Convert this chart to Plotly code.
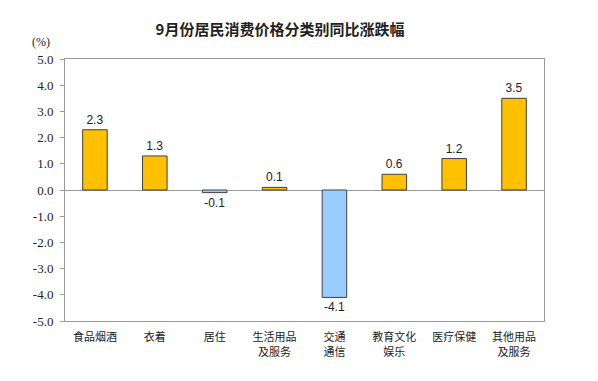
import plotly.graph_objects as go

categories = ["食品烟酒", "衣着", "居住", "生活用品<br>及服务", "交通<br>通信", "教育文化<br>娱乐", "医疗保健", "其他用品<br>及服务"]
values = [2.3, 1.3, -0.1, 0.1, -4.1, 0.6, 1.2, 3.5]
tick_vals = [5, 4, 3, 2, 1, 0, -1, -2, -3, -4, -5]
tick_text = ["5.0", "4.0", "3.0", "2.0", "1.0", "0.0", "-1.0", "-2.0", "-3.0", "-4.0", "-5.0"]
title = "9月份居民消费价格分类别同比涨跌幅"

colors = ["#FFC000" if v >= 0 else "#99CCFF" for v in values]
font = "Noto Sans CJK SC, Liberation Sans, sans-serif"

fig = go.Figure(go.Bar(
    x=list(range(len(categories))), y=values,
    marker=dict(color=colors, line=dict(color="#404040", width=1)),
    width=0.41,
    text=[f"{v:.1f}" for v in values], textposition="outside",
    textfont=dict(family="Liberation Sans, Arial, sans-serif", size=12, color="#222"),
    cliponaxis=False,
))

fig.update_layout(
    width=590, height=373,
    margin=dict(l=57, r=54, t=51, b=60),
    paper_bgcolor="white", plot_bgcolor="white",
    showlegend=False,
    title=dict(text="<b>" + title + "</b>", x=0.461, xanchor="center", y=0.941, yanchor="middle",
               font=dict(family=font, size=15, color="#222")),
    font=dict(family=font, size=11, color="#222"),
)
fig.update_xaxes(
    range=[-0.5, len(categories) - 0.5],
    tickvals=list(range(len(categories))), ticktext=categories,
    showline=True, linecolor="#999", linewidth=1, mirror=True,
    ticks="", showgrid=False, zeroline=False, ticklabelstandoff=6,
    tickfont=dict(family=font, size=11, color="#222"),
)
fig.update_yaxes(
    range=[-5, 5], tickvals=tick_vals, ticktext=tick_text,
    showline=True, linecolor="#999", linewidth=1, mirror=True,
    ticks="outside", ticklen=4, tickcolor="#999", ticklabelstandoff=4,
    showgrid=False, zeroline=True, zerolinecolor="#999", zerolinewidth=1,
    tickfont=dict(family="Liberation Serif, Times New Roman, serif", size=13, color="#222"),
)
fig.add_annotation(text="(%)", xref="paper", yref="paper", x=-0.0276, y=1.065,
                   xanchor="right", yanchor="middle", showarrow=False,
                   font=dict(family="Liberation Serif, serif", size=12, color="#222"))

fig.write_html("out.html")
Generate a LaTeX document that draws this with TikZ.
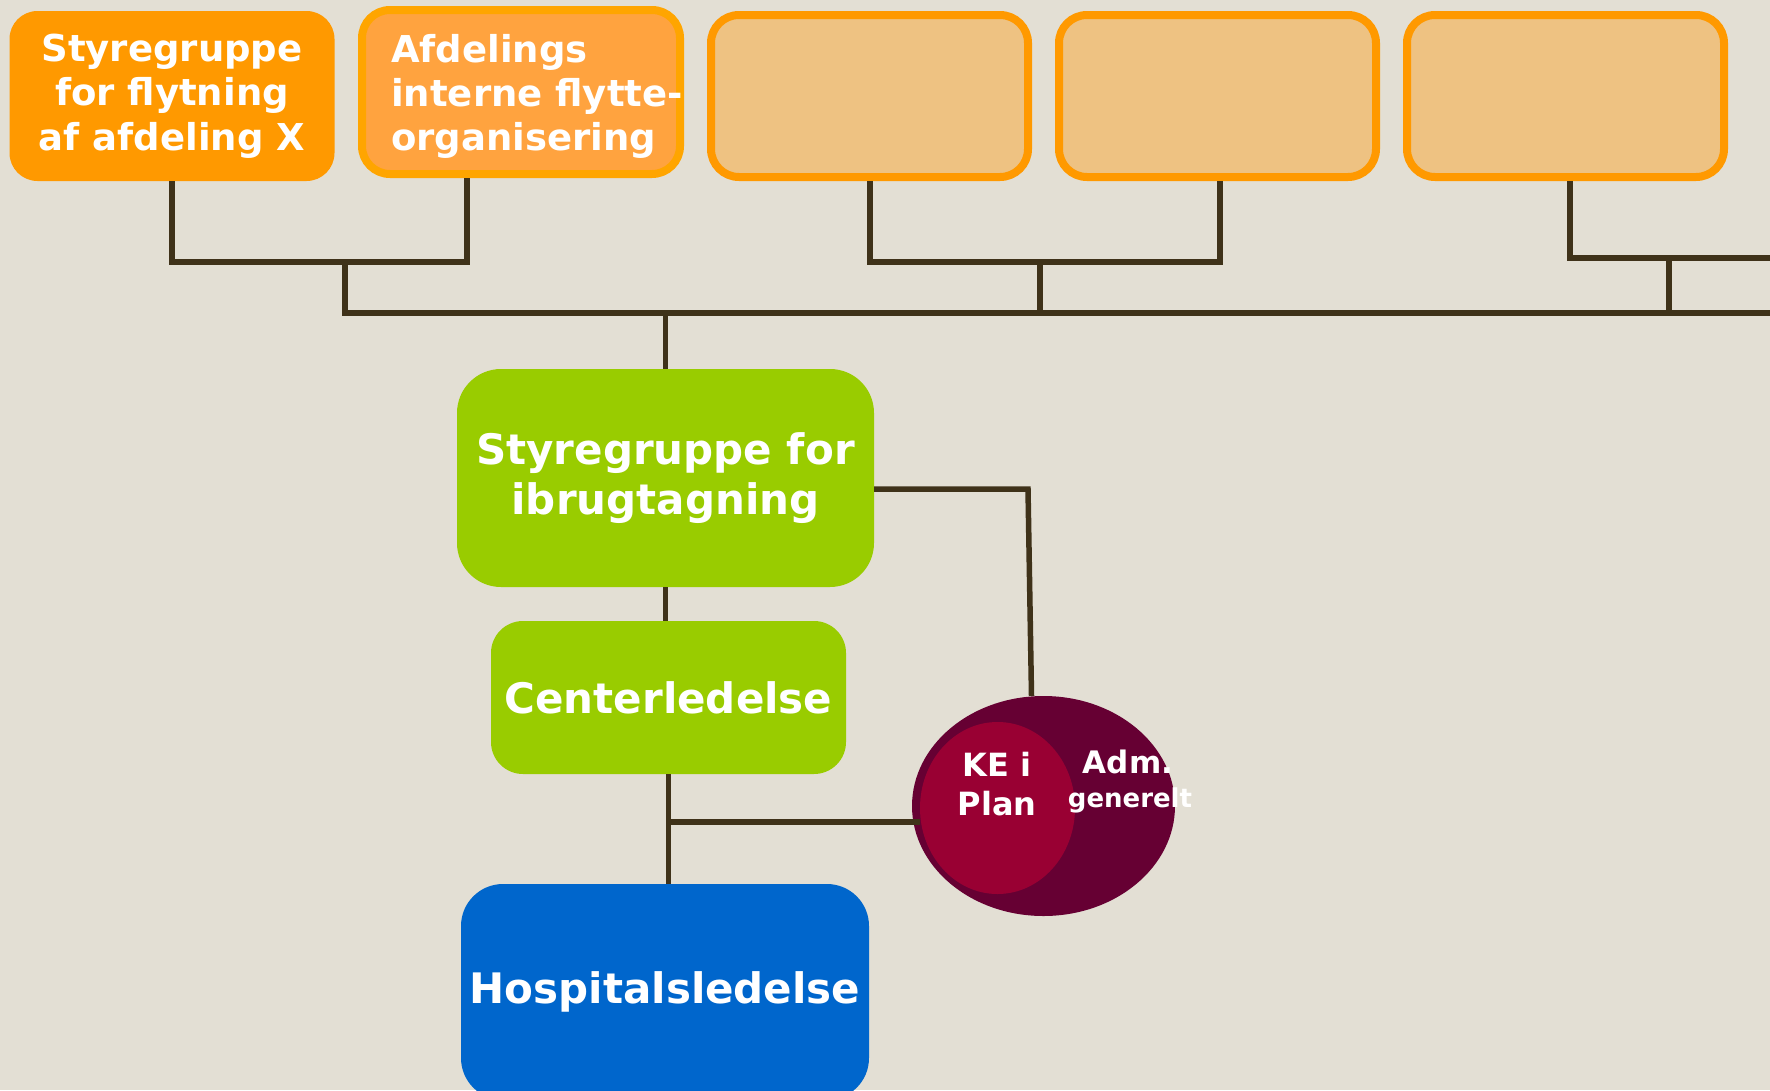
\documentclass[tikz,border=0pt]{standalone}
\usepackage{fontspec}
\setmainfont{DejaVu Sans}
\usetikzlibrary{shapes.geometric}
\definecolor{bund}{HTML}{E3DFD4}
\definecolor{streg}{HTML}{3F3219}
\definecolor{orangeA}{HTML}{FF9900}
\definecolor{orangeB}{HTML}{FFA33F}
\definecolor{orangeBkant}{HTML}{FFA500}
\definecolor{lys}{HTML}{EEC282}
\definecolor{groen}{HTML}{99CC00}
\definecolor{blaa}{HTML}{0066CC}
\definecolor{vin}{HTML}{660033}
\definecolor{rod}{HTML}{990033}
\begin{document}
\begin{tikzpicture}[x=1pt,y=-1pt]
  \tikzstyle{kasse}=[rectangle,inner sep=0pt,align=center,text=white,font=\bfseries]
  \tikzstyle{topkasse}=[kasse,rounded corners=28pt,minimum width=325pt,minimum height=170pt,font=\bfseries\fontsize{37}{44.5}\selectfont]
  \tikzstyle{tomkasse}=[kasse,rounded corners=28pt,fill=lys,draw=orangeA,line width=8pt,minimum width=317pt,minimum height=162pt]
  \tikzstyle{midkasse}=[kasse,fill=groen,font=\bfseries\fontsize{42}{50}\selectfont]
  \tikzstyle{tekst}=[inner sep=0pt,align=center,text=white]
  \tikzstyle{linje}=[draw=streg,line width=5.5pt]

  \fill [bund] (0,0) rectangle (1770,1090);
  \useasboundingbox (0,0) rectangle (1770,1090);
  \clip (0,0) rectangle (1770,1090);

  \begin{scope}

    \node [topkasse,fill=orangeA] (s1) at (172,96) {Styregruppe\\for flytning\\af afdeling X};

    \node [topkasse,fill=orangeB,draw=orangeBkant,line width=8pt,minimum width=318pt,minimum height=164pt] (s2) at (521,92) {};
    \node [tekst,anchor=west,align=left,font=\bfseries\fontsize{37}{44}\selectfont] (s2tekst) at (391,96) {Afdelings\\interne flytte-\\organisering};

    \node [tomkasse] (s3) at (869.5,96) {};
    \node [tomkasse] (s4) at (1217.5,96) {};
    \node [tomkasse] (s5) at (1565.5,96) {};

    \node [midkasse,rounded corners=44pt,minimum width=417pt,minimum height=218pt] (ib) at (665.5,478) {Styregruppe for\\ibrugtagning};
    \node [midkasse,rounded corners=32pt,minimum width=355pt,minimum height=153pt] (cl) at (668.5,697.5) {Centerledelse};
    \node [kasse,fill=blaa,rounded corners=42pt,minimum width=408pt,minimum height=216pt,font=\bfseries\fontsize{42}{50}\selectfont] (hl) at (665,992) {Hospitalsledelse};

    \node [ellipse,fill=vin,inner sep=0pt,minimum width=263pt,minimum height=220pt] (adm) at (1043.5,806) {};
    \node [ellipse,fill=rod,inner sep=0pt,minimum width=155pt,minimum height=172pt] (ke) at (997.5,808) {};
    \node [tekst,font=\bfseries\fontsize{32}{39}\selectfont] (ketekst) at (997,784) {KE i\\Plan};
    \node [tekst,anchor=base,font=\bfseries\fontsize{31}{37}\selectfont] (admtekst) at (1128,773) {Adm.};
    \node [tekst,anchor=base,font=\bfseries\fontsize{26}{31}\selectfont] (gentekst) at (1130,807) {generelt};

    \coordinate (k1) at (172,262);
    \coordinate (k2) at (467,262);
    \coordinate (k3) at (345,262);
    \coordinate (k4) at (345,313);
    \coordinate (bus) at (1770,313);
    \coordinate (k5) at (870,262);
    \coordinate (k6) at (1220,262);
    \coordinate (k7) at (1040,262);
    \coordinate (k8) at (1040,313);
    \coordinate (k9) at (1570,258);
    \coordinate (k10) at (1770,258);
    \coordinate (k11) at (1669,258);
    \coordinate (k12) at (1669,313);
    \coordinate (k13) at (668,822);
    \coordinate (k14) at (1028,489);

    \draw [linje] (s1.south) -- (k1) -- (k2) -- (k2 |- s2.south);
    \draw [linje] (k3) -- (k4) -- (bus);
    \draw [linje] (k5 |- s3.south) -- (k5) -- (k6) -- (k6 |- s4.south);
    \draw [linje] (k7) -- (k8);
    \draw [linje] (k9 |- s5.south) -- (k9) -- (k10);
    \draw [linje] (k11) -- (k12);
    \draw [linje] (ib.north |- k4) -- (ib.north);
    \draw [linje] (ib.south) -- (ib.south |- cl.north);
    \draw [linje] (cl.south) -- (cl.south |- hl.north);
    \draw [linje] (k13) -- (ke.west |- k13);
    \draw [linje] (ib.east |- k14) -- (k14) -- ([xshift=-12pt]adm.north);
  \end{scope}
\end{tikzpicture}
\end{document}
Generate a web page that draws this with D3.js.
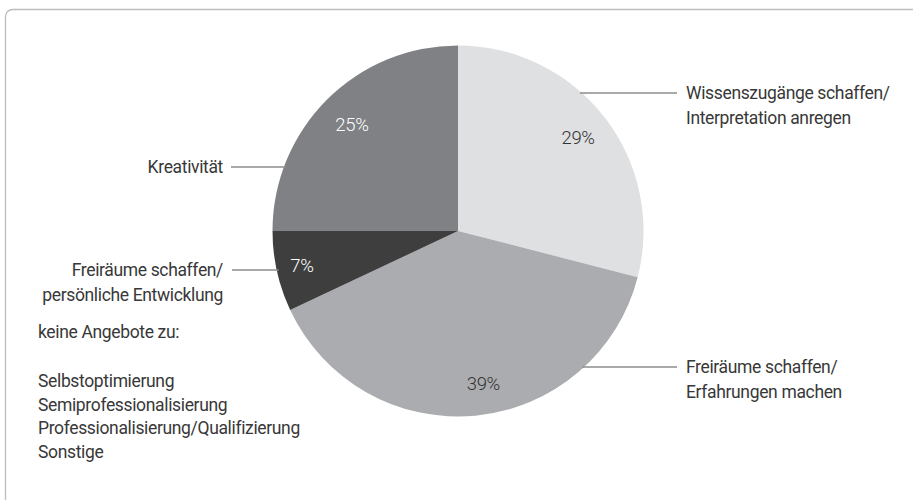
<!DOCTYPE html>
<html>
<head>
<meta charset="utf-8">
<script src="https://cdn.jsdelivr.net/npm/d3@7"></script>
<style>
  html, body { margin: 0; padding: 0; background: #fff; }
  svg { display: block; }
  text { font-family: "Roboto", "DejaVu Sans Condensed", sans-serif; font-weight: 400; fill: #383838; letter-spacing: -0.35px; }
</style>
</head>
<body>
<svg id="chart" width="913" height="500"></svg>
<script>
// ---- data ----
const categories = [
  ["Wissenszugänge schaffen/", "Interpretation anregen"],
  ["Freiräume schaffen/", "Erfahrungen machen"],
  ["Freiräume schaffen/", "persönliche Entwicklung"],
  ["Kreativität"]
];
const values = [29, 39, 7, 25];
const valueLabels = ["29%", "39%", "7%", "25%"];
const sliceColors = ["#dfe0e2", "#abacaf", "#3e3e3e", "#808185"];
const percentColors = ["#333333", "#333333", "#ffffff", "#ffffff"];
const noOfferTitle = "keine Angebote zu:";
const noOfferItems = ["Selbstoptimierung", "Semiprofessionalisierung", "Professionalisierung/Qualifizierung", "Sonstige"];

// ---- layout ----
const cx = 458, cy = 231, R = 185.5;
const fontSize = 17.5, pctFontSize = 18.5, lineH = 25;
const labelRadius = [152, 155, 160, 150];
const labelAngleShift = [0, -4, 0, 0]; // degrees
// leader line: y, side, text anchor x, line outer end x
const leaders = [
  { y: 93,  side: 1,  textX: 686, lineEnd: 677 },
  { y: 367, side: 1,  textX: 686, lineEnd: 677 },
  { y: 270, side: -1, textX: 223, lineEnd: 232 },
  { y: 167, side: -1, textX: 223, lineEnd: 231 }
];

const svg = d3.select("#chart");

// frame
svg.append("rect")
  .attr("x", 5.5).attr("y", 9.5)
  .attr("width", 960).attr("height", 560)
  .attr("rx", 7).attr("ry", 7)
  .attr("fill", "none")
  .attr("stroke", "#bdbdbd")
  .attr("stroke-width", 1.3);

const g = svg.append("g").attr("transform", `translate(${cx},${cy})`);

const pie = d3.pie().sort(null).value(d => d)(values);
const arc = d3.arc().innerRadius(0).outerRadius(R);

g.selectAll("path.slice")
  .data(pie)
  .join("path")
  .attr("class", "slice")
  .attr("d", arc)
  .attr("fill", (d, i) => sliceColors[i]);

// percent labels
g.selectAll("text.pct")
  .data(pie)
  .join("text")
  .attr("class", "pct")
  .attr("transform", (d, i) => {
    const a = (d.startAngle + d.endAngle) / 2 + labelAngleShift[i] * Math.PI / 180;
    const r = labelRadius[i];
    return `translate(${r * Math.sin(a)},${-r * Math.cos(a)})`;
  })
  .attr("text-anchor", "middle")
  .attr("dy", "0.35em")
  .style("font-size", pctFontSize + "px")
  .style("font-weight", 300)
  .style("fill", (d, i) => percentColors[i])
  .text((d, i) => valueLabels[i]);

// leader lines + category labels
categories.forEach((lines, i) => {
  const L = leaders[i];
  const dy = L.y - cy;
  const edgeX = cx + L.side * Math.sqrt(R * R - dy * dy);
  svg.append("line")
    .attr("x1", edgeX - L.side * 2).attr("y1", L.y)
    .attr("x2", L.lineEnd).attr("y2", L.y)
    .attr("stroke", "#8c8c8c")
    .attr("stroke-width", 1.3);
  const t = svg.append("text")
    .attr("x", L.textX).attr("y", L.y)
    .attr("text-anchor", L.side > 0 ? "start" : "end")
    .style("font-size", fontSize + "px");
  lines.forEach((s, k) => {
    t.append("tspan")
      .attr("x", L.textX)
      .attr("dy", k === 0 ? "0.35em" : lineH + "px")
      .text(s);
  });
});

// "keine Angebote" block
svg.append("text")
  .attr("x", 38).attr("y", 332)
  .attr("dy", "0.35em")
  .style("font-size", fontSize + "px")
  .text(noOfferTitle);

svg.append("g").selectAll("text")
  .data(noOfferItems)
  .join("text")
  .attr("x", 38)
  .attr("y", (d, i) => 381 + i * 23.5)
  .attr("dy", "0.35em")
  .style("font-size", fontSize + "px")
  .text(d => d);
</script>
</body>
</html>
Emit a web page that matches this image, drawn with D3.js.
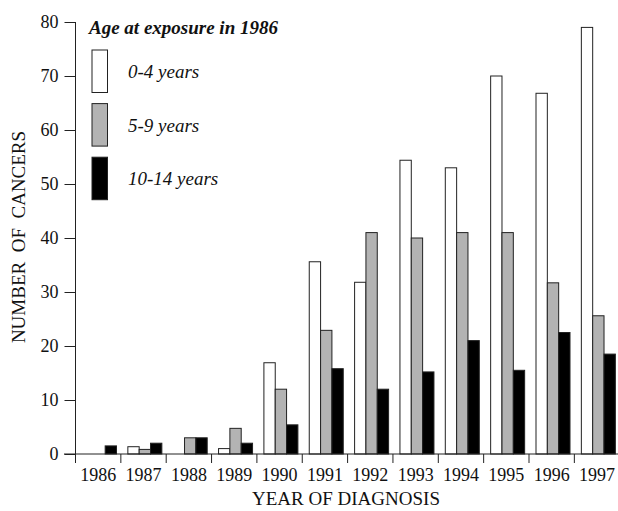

-=-=-

__Aim of the task__. Everything from the first line of the records through the line containing "CJK SC, Liberation" should be reproduced exactly, apart from the pictures.

__Full response__.
Convert this chart to Plotly code.
import plotly.graph_objects as go

categories = ["食品烟酒", "衣着", "居住", "生活用品<br>及服务", "交通<br>通信", "教育文化<br>娱乐", "医疗保健", "其他用品<br>及服务"]
values = [2.3, 1.3, -0.1, 0.1, -4.1, 0.6, 1.2, 3.5]
tick_vals = [5, 4, 3, 2, 1, 0, -1, -2, -3, -4, -5]
tick_text = ["5.0", "4.0", "3.0", "2.0", "1.0", "0.0", "-1.0", "-2.0", "-3.0", "-4.0", "-5.0"]
title = "9月份居民消费价格分类别同比涨跌幅"

colors = ["#FFC000" if v >= 0 else "#99CCFF" for v in values]
font = "Noto Sans CJK SC, Liberation Sans, sans-serif"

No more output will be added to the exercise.